Reading data from Warp 10
The integration of WarpScript in Spark opens a vast number of opportunities for analyzing your time series data. Since the integration in Spark is at the DAG level, you can manipulate data coming from any source. For fast batch execution we recommend reading data from files on disk but it is sometimes necessary to read hot data directly from the Warp 10 Storage Engine.
Such access is possible as Warp 10 provides a Warp10InputFormat
class which is a standard Hadoop InputFormat.

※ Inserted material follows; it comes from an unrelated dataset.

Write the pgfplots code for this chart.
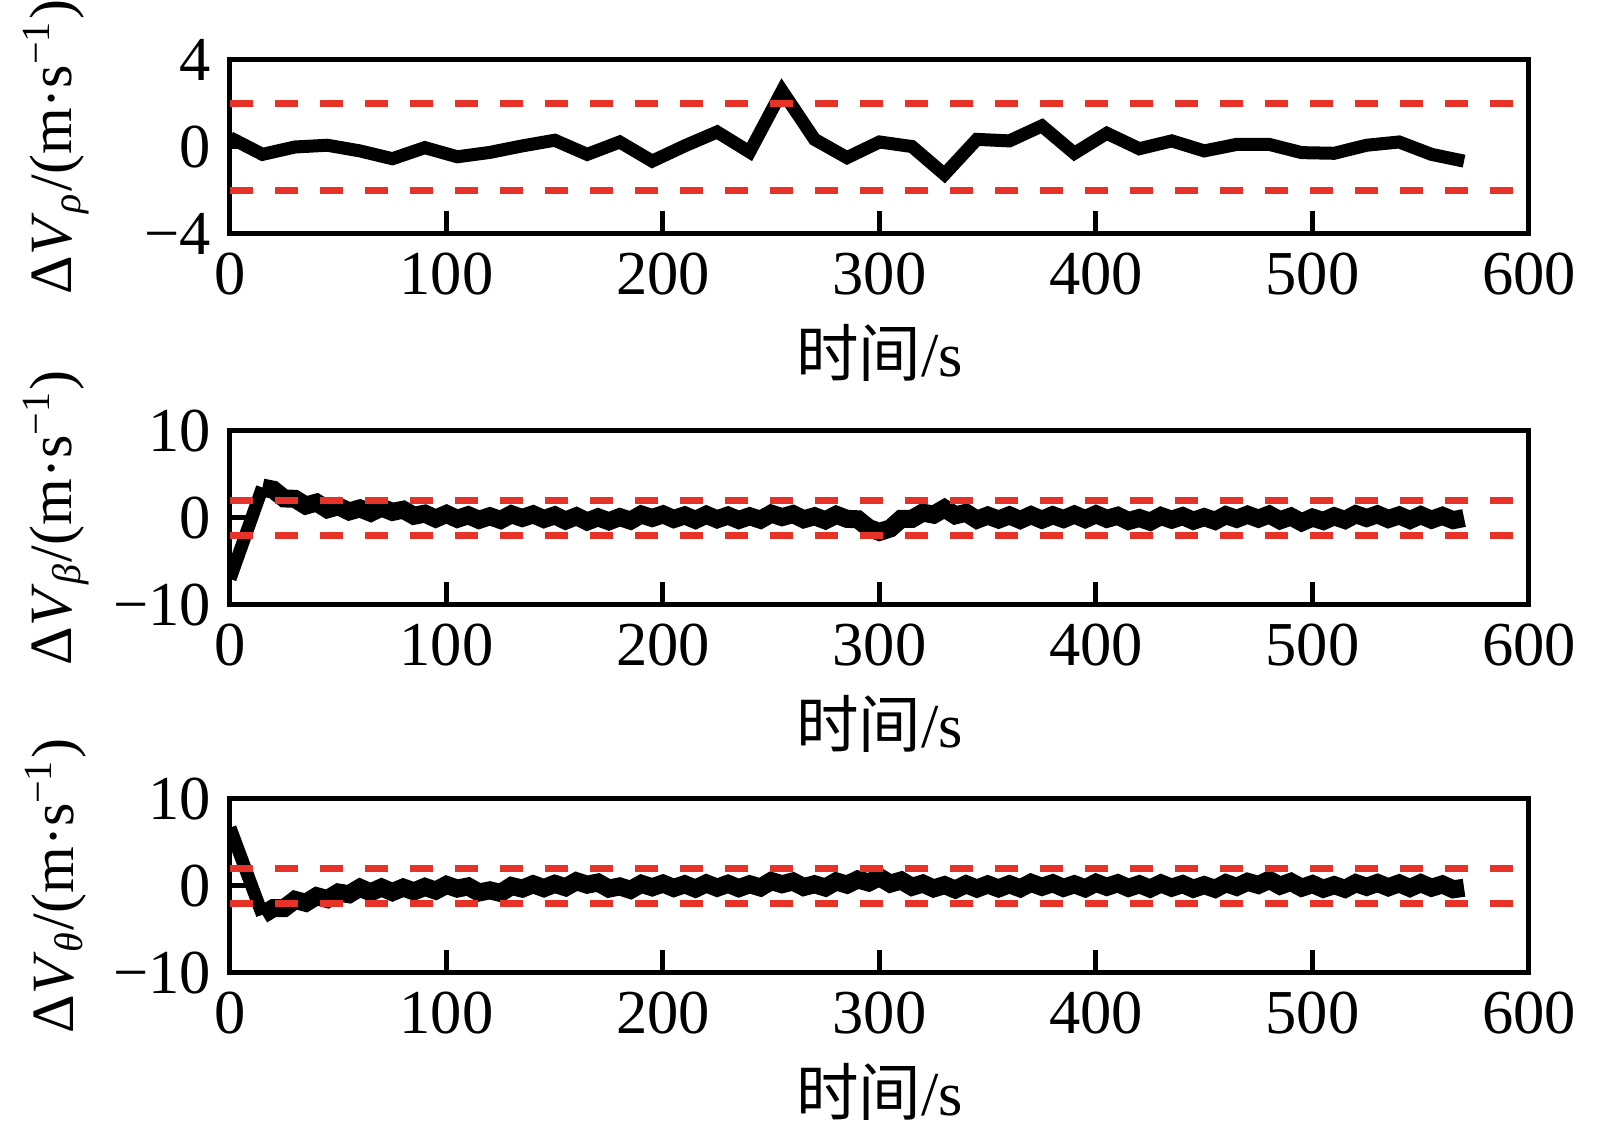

Using the Warp10InputFormat
The complete class for the Warp 10 Input Format is io.warp10.hadoop.Warp10InputFormat
, it can be leveraged within Spark using the newAPIHadoopRDD
method from the RDD class. The created RDD can then be converted into a DataFrame for processing in Spark SQL.
The Warp10InputFormat
produces records with a Text key and a BytesWritable value, which are converted to String and binary when accessed in Spark.
The syntax for reading from Warp 10 is:
spark = SparkSession.builder.appName("WarpScript Spark App").getOrCreate()
sc = spark.sparkContext
rdd = sc.newAPIHadoopRDD('io.warp10.hadoop.Warp10InputFormat', 'org.apache.hadoop.io.Text', 'org.apache.hadoop.io.BytesWritable', conf=conf)
Where conf
is a dict with the configuration for the Warp10InputFormat
execution.
The supported configuration keys are:
Key | Description |
---|---|
warp10.splits.endpoint | URL of the endpoint to access for retrieving splits. Typically http://HOST:PORT/api/v0/splits |
warp10.fetcher.fallbacks | Comma separated list of hosts which can server as fallback fetchers in case one of the fetchers defined for a split is unavailable |
warp10.fetcher.fallbacksonly | Boolean indicating whether to use the fetchers ('false') or only the fallbacks ('true'). Set to 'true ' when retrieving data from a standalone Warp 10 |
warp10.fetcher.protocol | Protocol to use when talking to the fetchers, defaults to http |
warp10.fetcher.port | Port to use when talking to the fetchers, defaults to 8881 |
warp10.fetcher.path | URL patch of the fetcher endpoint, defaults to /api/v0/sfetch |
warp10.splits.selector | Geo Time Series selector to use to retrieve the list of GTS, for example class{label1~regexp1} |
warp10.splits.token | Token to use for retrieving the list of Geo Time Series and later their datapoints |
warp10.http.connect.timeout | Connection timeout to the splits and sfetch endpoints. Defaults to 10000 ms |
warp10.http.read.timeout | Read timeout for the splits and sfetch endpoints, also defaults to 10000 ms |
warp10.fetch.now | Timestamp to use as the now parameter for the datapoints retrieval |
warp10.fetch.timespan | Timespan to use for the datapoints retrieval |
warp10.max.combined.splits | Maximum number of splits to combine in a single split. Each original split corresponds to a single Geo Time Series, do not set to let the InputFormat infer the right number for you |
warp10.max.splits | Maximum number of splits to produce. The InputFormat will combine the individual splits to producer that many splits |
The returned tuples have a key set to a wrapper ID, which can be safely ignored, and the values are wrapped Geo Time Series encoders which can be unwrapped using UNWRAP
or UNWRAPENCODER
.